On Mon, Sep 08, 2014 at 12:13:16AM -0700, Hugh Dickins wrote:
> On Fri, 5 Sep 2014, Naoya Horiguchi wrote:
> > On Wed, Sep 03, 2014 at 02:17:41PM -0700, Hugh Dickins wrote:
> > > On Thu, 28 Aug 2014, Naoya Horiguchi wrote:
> > > > 
> > > > Reported-by: Hugh Dickins <hughd@...gle.com>
> > > > Signed-off-by: Naoya Horiguchi <n-horiguchi@...jp.nec.com>
> > > > Cc: <stable@...r.kernel.org>  # [3.12+]
> > > 
> > > No ack to this one yet, I'm afraid.
> > 
> > OK, I defer Reported-by until all the problems in this patch are solved.
> > I added this Reported-by because Andrew asked how In found this problem,
> > and advised me to show the reporter.
> > And I didn't intend by this Reported-by that you acked the patch.
> > In this case, should I have used some unofficial tag like
> > "Not-yet-Reported-by:" to avoid being rude?
> 
> Sorry, misunderstanding, I chose that position to write "No ack to this
> one yet" because that is where I would insert my "Acked-by" to the patch
> when ready.  I just meant that I cannot yet give you my "Acked-by".

I see my understanding, thanks.

> You were not being rude to me at all, quite the reverse.
> 
> I have no objection to your writing "Reported-by: Hugh...": you are
> being polite to acknowledge me, and I was not objecting to that.

Great.

> Although usually, we save "Reported-by"s for users who have
> reported a problem they saw in practice, rather than for fellow
> developers who have looked at the code and seen a potential bug -
> so I won't mind at all if you end up taking it out.
> 
> > 
> > > One subtlety to take care over: it's a long time since I've had to
> > > worry about pmd folding and pud folding (what happens when you only
> > > have 2 or 3 levels of page table instead of the full 4): macros get
> > > defined to each other, and levels get optimized out (perhaps
> > > differently on different architectures).
> > > 
> > > So although at first sight the lock to take in follow_huge_pud()
> > > would seem to be mm->page_table_lock, I am not at this point certain
> > > that that's necessarily so - sometimes pud_huge might be pmd_huge,
> > > and the size PMD_SIZE, and pmd_lockptr appropriate at what appears
> > > to be the pud level.  Maybe: needs checking through the architectures
> > > and their configs, not obvious to me.
> > 
> > I think that every architecture uses mm->page_table_lock for pud-level
> > locking at least for now, but that could be changed in the future,
> > for example when 1GB hugepages or pud-based hugepages become common and
> > someone are interested in splitting lock for pud level.
> 
> I'm not convinced by your answer, that you understand the (perhaps
> imaginary!) issue I'm referring to.  Try grep for __PAGETABLE_P.D_FOLDED.
> 
> Our infrastructure allows for 4 levels of pagetable, pgd pud pmd pte,
> but many architectures/configurations support only 2 or 3 levels.
> What pud functions and pmd functions work out to be in those
> configs is confusing, and varies from architecture to architecture.
> 
> In particular, pud and pmd may be different expressions of the same
> thing (with 1 pmd per pud, instead of say 512).  In that case PUD_SIZE
> will equal PMD_SIZE: and then at the pud level huge_pte_lockptr()
> will be using split locking instead of mm->page_table_lock.

Is it a possible problem?

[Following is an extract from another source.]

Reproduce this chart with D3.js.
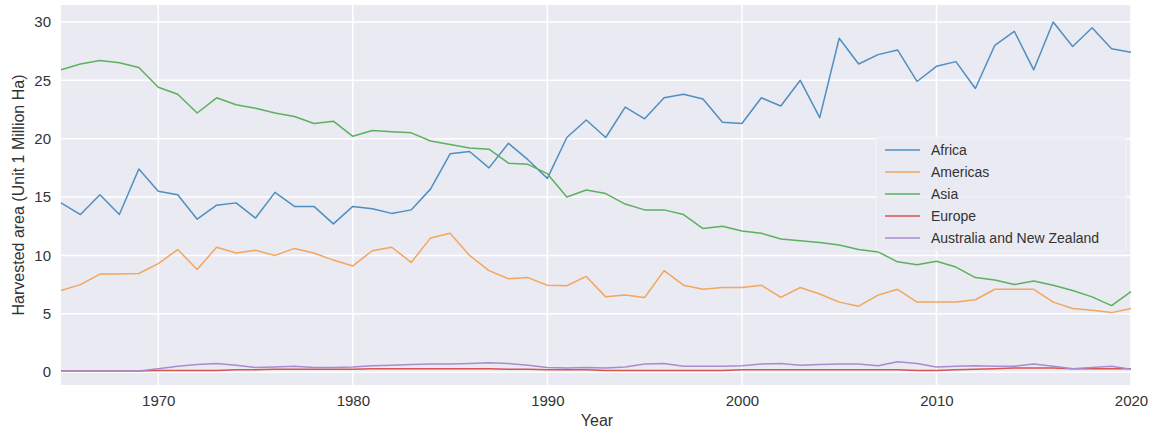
<!DOCTYPE html>
<html>
<head>
<meta charset="utf-8">
<script src="https://cdn.jsdelivr.net/npm/d3@7"></script>
<style>
  html, body { margin: 0; padding: 0; background: #ffffff; }
  svg { display: block; }
  text { font-family: "Liberation Sans", Arial, sans-serif; fill: #333333; }
</style>
</head>
<body>
<svg id="chart" width="1157" height="434"></svg>
<script>
const years = d3.range(1965, 2021);
const seriesNames = ["Africa", "Americas", "Asia", "Europe", "Australia and New Zealand"];
const africa = [14.5, 13.5, 15.2, 13.5, 17.4, 15.5, 15.2, 13.1, 14.3, 14.5, 13.2, 15.4, 14.2, 14.2, 12.7,
  14.2, 14.0, 13.6, 13.9, 15.7, 18.7, 18.9, 17.5, 19.6, 18.2, 16.6, 20.1, 21.6, 20.1, 22.7,
  21.7, 23.5, 23.8, 23.4, 21.4, 21.3, 23.5, 22.8, 25.0, 21.8, 28.6, 26.4, 27.2, 27.6, 24.9,
  26.2, 26.6, 24.3, 28.0, 29.2, 25.9, 30.0, 27.9, 29.5, 27.7, 27.4];
const americas = [7.0, 7.5, 8.4, 8.4, 8.45, 9.3, 10.5, 8.8, 10.7, 10.2, 10.45, 10.0, 10.6, 10.2, 9.6,
  9.1, 10.4, 10.7, 9.4, 11.5, 11.9, 10.0, 8.7, 8.0, 8.1, 7.45, 7.4, 8.2, 6.45, 6.6,
  6.4, 8.7, 7.45, 7.1, 7.25, 7.25, 7.45, 6.4, 7.25, 6.7, 6.0, 5.65, 6.6, 7.1, 6.0,
  6.0, 6.0, 6.2, 7.1, 7.1, 7.1, 6.0, 5.45, 5.3, 5.1, 5.45];
const asia = [25.9, 26.4, 26.7, 26.5, 26.1, 24.4, 23.8, 22.2, 23.5, 22.9, 22.6, 22.2, 21.9, 21.3, 21.5,
  20.2, 20.7, 20.6, 20.5, 19.8, 19.5, 19.2, 19.1, 17.9, 17.8, 17.0, 15.0, 15.6, 15.3, 14.4,
  13.9, 13.9, 13.5, 12.3, 12.5, 12.1, 11.9, 11.4, 11.25, 11.1, 10.9, 10.5, 10.3, 9.45, 9.2,
  9.5, 9.0, 8.1, 7.9, 7.5, 7.8, 7.45, 7.0, 6.45, 5.7, 6.9];
const europe = [0.1, 0.1, 0.1, 0.1, 0.1, 0.15, 0.15, 0.15, 0.15, 0.2, 0.2, 0.25, 0.25, 0.25, 0.25,
  0.25, 0.3, 0.3, 0.3, 0.3, 0.3, 0.3, 0.3, 0.25, 0.25, 0.2, 0.2, 0.2, 0.15, 0.15,
  0.15, 0.15, 0.15, 0.15, 0.15, 0.2, 0.2, 0.2, 0.2, 0.2, 0.2, 0.2, 0.2, 0.2, 0.15,
  0.15, 0.2, 0.25, 0.3, 0.35, 0.35, 0.35, 0.3, 0.3, 0.3, 0.3];
const ausNz = [0.1, 0.1, 0.1, 0.1, 0.1, 0.3, 0.5, 0.65, 0.75, 0.6, 0.4, 0.45, 0.5, 0.4, 0.4,
  0.45, 0.55, 0.6, 0.65, 0.7, 0.7, 0.75, 0.8, 0.75, 0.6, 0.4, 0.35, 0.4, 0.35, 0.45,
  0.7, 0.75, 0.5, 0.5, 0.5, 0.55, 0.7, 0.75, 0.6, 0.65, 0.7, 0.7, 0.55, 0.9, 0.75,
  0.45, 0.5, 0.55, 0.5, 0.5, 0.7, 0.5, 0.3, 0.4, 0.5, 0.25];
const seriesValues = [africa, americas, asia, europe, ausNz];
const colors = ["#4f8fc0", "#f3a65e", "#5cb15c", "#d9534f", "#a98bcf"];
const yTicks = [0, 5, 10, 15, 20, 25, 30];
const xTicks = [1970, 1980, 1990, 2000, 2010, 2020];

const svg = d3.select("#chart");
const plot = { left: 61, right: 1131, top: 5, bottom: 385 };

const x = d3.scaleLinear().domain([1965, 2020]).range([plot.left, plot.right]);
const y = d3.scaleLinear().domain([-1.1, 31.45]).range([plot.bottom, plot.top]);

svg.append("rect")
  .attr("x", plot.left).attr("y", plot.top)
  .attr("width", plot.right - plot.left).attr("height", plot.bottom - plot.top)
  .attr("fill", "#eaeaf2");

// grid
svg.append("g").selectAll("line").data(yTicks).join("line")
  .attr("x1", plot.left).attr("x2", plot.right)
  .attr("y1", d => y(d)).attr("y2", d => y(d))
  .attr("stroke", "#ffffff").attr("stroke-width", 1.5);
svg.append("g").selectAll("line").data(xTicks).join("line")
  .attr("y1", plot.top).attr("y2", plot.bottom)
  .attr("x1", d => x(d)).attr("x2", d => x(d))
  .attr("stroke", "#ffffff").attr("stroke-width", 1.5);

// axes (labels only, seaborn style)
const xAxis = d3.axisBottom(x).tickValues(xTicks).tickFormat(d3.format("d")).tickSize(0).tickPadding(10);
const gx = svg.append("g").attr("transform", `translate(0,${plot.bottom})`).call(xAxis);
gx.select(".domain").remove();
gx.selectAll("text").style("font-size", "15px").attr("fill", "#333");

const yAxis = d3.axisLeft(y).tickValues(yTicks).tickFormat(d3.format("d")).tickSize(0).tickPadding(10);
const gy = svg.append("g").attr("transform", `translate(${plot.left},0)`).call(yAxis);
gy.select(".domain").remove();
gy.selectAll("text").style("font-size", "15px").attr("fill", "#333");

// lines
const line = d3.line().x((d, i) => x(years[i])).y(d => y(d));
const gLines = svg.append("g");
seriesValues.forEach((vals, k) => {
  gLines.append("path")
    .datum(vals)
    .attr("fill", "none")
    .attr("stroke", colors[k])
    .attr("stroke-width", 1.5)
    .attr("stroke-linejoin", "round")
    .attr("d", line);
});

// axis titles
svg.append("text")
  .attr("x", 597).attr("y", 426)
  .attr("text-anchor", "middle").style("font-size", "16px").text("Year");
svg.append("text")
  .attr("transform", `translate(24,${(plot.top + plot.bottom) / 2}) rotate(-90)`)
  .attr("text-anchor", "middle").style("font-size", "16px")
  .text("Harvested area (Unit 1 Million Ha)");

// legend
const lg = svg.append("g").attr("transform", "translate(876,137)");
lg.append("rect").attr("x", 0).attr("y", 0).attr("width", 250).attr("height", 114)
  .attr("rx", 3).attr("fill", "#eaeaf2").attr("fill-opacity", 0.85)
  .attr("stroke", "#f2f2f7").attr("stroke-width", 1);
seriesNames.forEach((name, k) => {
  const yy = 13 + k * 22;
  lg.append("line").attr("x1", 9).attr("x2", 44).attr("y1", yy).attr("y2", yy)
    .attr("stroke", colors[k]).attr("stroke-width", 1.5);
  lg.append("text").attr("x", 55).attr("y", yy).attr("dy", "0.35em")
    .style("font-size", "14px").text(name);
});
</script>
</body>
</html>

It seems to me that in such system no one
can create pud-based hugepages and care about pud level locking.

> Many of the hugetlb architectures have a pud_huge() which just returns
> 0, and we need not worry about those, nor the follow_huge_addr() powerpc.
> But arm64, mips, tile, x86 look more interesting.
> 
> Frankly, I find myself too dumb to be sure of the right answer for all:
> and think that when we put the proper locking into follow_huge_pud(),
> we shall have to include a PUD_SIZE == PMD_SIZE test, to let the
> compiler decide for us which is the appropriate locking to match
> huge_pte_lockptr().

Yes, both should be done at the same time.

> 
> Unless Kirill can illuminate: I may be afraid of complications
> where actually there are none.

Yes. What we need now is to fix follow_huge_pmd(), and combining
non-urgent things with it is not easy for me.